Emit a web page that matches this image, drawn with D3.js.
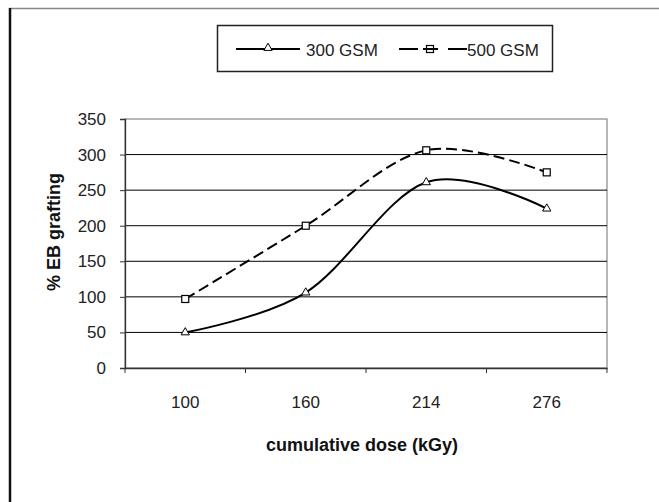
<!DOCTYPE html>
<html><head><meta charset="utf-8">
<script src="https://cdn.jsdelivr.net/npm/d3@7"></script>
<style>body{margin:0;background:#fff}svg{display:block}text{font-family:"Liberation Sans",Arial,sans-serif}</style>
</head><body><svg id="c" width="659" height="502"></svg>
<script>
const categories = ["100","160","214","276"];
const gsm300 = [50, 106, 261, 224];
const gsm500 = [97, 200, 306, 275];
const yTicks = [0,50,100,150,200,250,300,350];
const seriesNames = ["300 GSM","500 GSM"];

const svg = d3.select("#c");
const L=125,R=607,T=119,B=368;
const x = d3.scaleBand().domain(categories).range([L,R]).padding(0);
const y = d3.scaleLinear().domain([0,350]).range([B,T]);

// outer frame
svg.append("line").attr("x1",9).attr("x2",659).attr("y1",8.5).attr("y2",8.5).attr("stroke","#888").attr("stroke-width",1.5);
svg.append("line").attr("x1",10).attr("x2",10).attr("y1",8).attr("y2",502).attr("stroke","#111").attr("stroke-width",2.5);

// plot border (top/right gray)
svg.append("rect").attr("x",L).attr("y",T).attr("width",R-L).attr("height",B-T).attr("fill","none").attr("stroke","#888").attr("stroke-width",1.2);

// gridlines
svg.append("g").selectAll("line").data(yTicks.filter(d=>d>0&&d<350)).join("line")
  .attr("x1",L).attr("x2",R).attr("y1",d=>y(d)).attr("y2",d=>y(d)).attr("stroke","#000").attr("stroke-width",1);

// y axis
const ya = svg.append("g").attr("transform",`translate(${L},0)`).call(d3.axisLeft(y).tickValues(yTicks).tickSize(5).tickPadding(14));
ya.select(".domain").attr("stroke","#333").attr("stroke-width",1.3);
ya.selectAll(".tick line").attr("stroke","#333");
ya.selectAll("text").attr("font-size",17).attr("fill","#222").attr("font-family","Liberation Sans, Arial, sans-serif");

// x axis
const xa = svg.append("g").attr("transform",`translate(0,${B})`).call(d3.axisBottom(x).tickSize(0).tickPadding(28));
xa.select(".domain").attr("stroke","#333").attr("stroke-width",1.3);
xa.selectAll("text").attr("font-size",17).attr("fill","#222").attr("font-family","Liberation Sans, Arial, sans-serif");
const bounds = categories.map(c=>x(c)).concat([R]);
svg.append("g").selectAll("line").data(bounds).join("line")
  .attr("x1",d=>d).attr("x2",d=>d).attr("y1",B).attr("y2",B+5).attr("stroke","#333");

// titles
svg.append("text").attr("x",362).attr("y",451).attr("text-anchor","middle").attr("font-size",18).attr("font-weight","bold").attr("fill","#111").text("cumulative dose (kGy)");
svg.append("text").attr("transform",`translate(60,232) rotate(-90)`).attr("text-anchor","middle").attr("font-size",18).attr("font-weight","bold").attr("fill","#111").text("% EB grafting");

const cx = c=>x(c)+x.bandwidth()/2;
const line = d3.line().x((d,i)=>cx(categories[i])).y(d=>y(d)).curve(d3.curveCardinal.tension(0));

svg.append("path").attr("d",line(gsm500)).attr("fill","none").attr("stroke","#000").attr("stroke-width",2).attr("stroke-dasharray","11,5");
svg.append("path").attr("d",line(gsm300)).attr("fill","none").attr("stroke","#000").attr("stroke-width",2);

const tri = d3.symbol().type(d3.symbolTriangle).size(30);
svg.append("g").selectAll("path").data(gsm300).join("path")
  .attr("d",tri).attr("transform",(d,i)=>`translate(${cx(categories[i])},${y(d)})`).attr("fill","#fff").attr("stroke","#000").attr("stroke-width",1);
svg.append("g").selectAll("rect").data(gsm500).join("rect")
  .attr("x",(d,i)=>cx(categories[i])-3.5).attr("y",d=>y(d)-3.5).attr("width",7).attr("height",7).attr("fill","#fff").attr("stroke","#000").attr("stroke-width",1.2);

// legend
svg.append("rect").attr("x",217.5).attr("y",25.5).attr("width",335).attr("height",46).attr("fill","#fff").attr("stroke","#222").attr("stroke-width",1.5);
const ly=49;
svg.append("line").attr("x1",236).attr("x2",300).attr("y1",ly).attr("y2",ly).attr("stroke","#000").attr("stroke-width",2);
svg.append("path").attr("d",tri).attr("transform",`translate(268,${ly-1})`).attr("fill","#fff").attr("stroke","#000");
svg.append("text").attr("x",306).attr("y",ly+6.5).attr("font-size",17).attr("fill","#222").text(seriesNames[0]);
svg.append("rect").attr("x",426.5).attr("y",ly-3.5).attr("width",7).attr("height",7).attr("fill","#fff").attr("stroke","#000").attr("stroke-width",1.2);
svg.append("line").attr("x1",399).attr("x2",467).attr("y1",ly).attr("y2",ly).attr("stroke","#000").attr("stroke-width",2).attr("stroke-dasharray","19,5,15,10,19");
svg.append("text").attr("x",467).attr("y",ly+6.5).attr("font-size",17).attr("fill","#222").text(seriesNames[1]);
</script></body></html>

##########

=== WRITTEN EXERCISE ===
Using the data above, write out every line exactly, leaving the images behind.

=== WRITTEN RESPONSE ===
Emit a web page that matches this image, drawn with D3.js.
<!DOCTYPE html>
<html><head><meta charset="utf-8">
<script src="https://cdn.jsdelivr.net/npm/d3@7"></script>
<style>body{margin:0;background:#fff}svg{display:block}text{font-family:"Liberation Sans",Arial,sans-serif}</style>
</head><body><svg id="c" width="659" height="502"></svg>
<script>
const categories = ["100","160","214","276"];
const gsm300 = [50, 106, 261, 224];
const gsm500 = [97, 200, 306, 275];
const yTicks = [0,50,100,150,200,250,300,350];
const seriesNames = ["300 GSM","500 GSM"];

const svg = d3.select("#c");
const L=125,R=607,T=119,B=368;
const x = d3.scaleBand().domain(categories).range([L,R]).padding(0);
const y = d3.scaleLinear().domain([0,350]).range([B,T]);

// outer frame
svg.append("line").attr("x1",9).attr("x2",659).attr("y1",8.5).attr("y2",8.5).attr("stroke","#888").attr("stroke-width",1.5);
svg.append("line").attr("x1",10).attr("x2",10).attr("y1",8).attr("y2",502).attr("stroke","#111").attr("stroke-width",2.5);

// plot border (top/right gray)
svg.append("rect").attr("x",L).attr("y",T).attr("width",R-L).attr("height",B-T).attr("fill","none").attr("stroke","#888").attr("stroke-width",1.2);

// gridlines
svg.append("g").selectAll("line").data(yTicks.filter(d=>d>0&&d<350)).join("line")
  .attr("x1",L).attr("x2",R).attr("y1",d=>y(d)).attr("y2",d=>y(d)).attr("stroke","#000").attr("stroke-width",1);

// y axis
const ya = svg.append("g").attr("transform",`translate(${L},0)`).call(d3.axisLeft(y).tickValues(yTicks).tickSize(5).tickPadding(14));
ya.select(".domain").attr("stroke","#333").attr("stroke-width",1.3);
ya.selectAll(".tick line").attr("stroke","#333");
ya.selectAll("text").attr("font-size",17).attr("fill","#222").attr("font-family","Liberation Sans, Arial, sans-serif");

// x axis
const xa = svg.append("g").attr("transform",`translate(0,${B})`).call(d3.axisBottom(x).tickSize(0).tickPadding(28));
xa.select(".domain").attr("stroke","#333").attr("stroke-width",1.3);
xa.selectAll("text").attr("font-size",17).attr("fill","#222").attr("font-family","Liberation Sans, Arial, sans-serif");
const bounds = categories.map(c=>x(c)).concat([R]);
svg.append("g").selectAll("line").data(bounds).join("line")
  .attr("x1",d=>d).attr("x2",d=>d).attr("y1",B).attr("y2",B+5).attr("stroke","#333");

// titles
svg.append("text").attr("x",362).attr("y",451).attr("text-anchor","middle").attr("font-size",18).attr("font-weight","bold").attr("fill","#111").text("cumulative dose (kGy)");
svg.append("text").attr("transform",`translate(60,232) rotate(-90)`).attr("text-anchor","middle").attr("font-size",18).attr("font-weight","bold").attr("fill","#111").text("% EB grafting");

const cx = c=>x(c)+x.bandwidth()/2;
const line = d3.line().x((d,i)=>cx(categories[i])).y(d=>y(d)).curve(d3.curveCardinal.tension(0));

svg.append("path").attr("d",line(gsm500)).attr("fill","none").attr("stroke","#000").attr("stroke-width",2).attr("stroke-dasharray","11,5");
svg.append("path").attr("d",line(gsm300)).attr("fill","none").attr("stroke","#000").attr("stroke-width",2);

const tri = d3.symbol().type(d3.symbolTriangle).size(30);
svg.append("g").selectAll("path").data(gsm300).join("path")
  .attr("d",tri).attr("transform",(d,i)=>`translate(${cx(categories[i])},${y(d)})`).attr("fill","#fff").attr("stroke","#000").attr("stroke-width",1);
svg.append("g").selectAll("rect").data(gsm500).join("rect")
  .attr("x",(d,i)=>cx(categories[i])-3.5).attr("y",d=>y(d)-3.5).attr("width",7).attr("height",7).attr("fill","#fff").attr("stroke","#000").attr("stroke-width",1.2);

// legend
svg.append("rect").attr("x",217.5).attr("y",25.5).attr("width",335).attr("height",46).attr("fill","#fff").attr("stroke","#222").attr("stroke-width",1.5);
const ly=49;
svg.append("line").attr("x1",236).attr("x2",300).attr("y1",ly).attr("y2",ly).attr("stroke","#000").attr("stroke-width",2);
svg.append("path").attr("d",tri).attr("transform",`translate(268,${ly-1})`).attr("fill","#fff").attr("stroke","#000");
svg.append("text").attr("x",306).attr("y",ly+6.5).attr("font-size",17).attr("fill","#222").text(seriesNames[0]);
svg.append("rect").attr("x",426.5).attr("y",ly-3.5).attr("width",7).attr("height",7).attr("fill","#fff").attr("stroke","#000").attr("stroke-width",1.2);
svg.append("line").attr("x1",399).attr("x2",467).attr("y1",ly).attr("y2",ly).attr("stroke","#000").attr("stroke-width",2).attr("stroke-dasharray","19,5,15,10,19");
svg.append("text").attr("x",467).attr("y",ly+6.5).attr("font-size",17).attr("fill","#222").text(seriesNames[1]);
</script></body></html>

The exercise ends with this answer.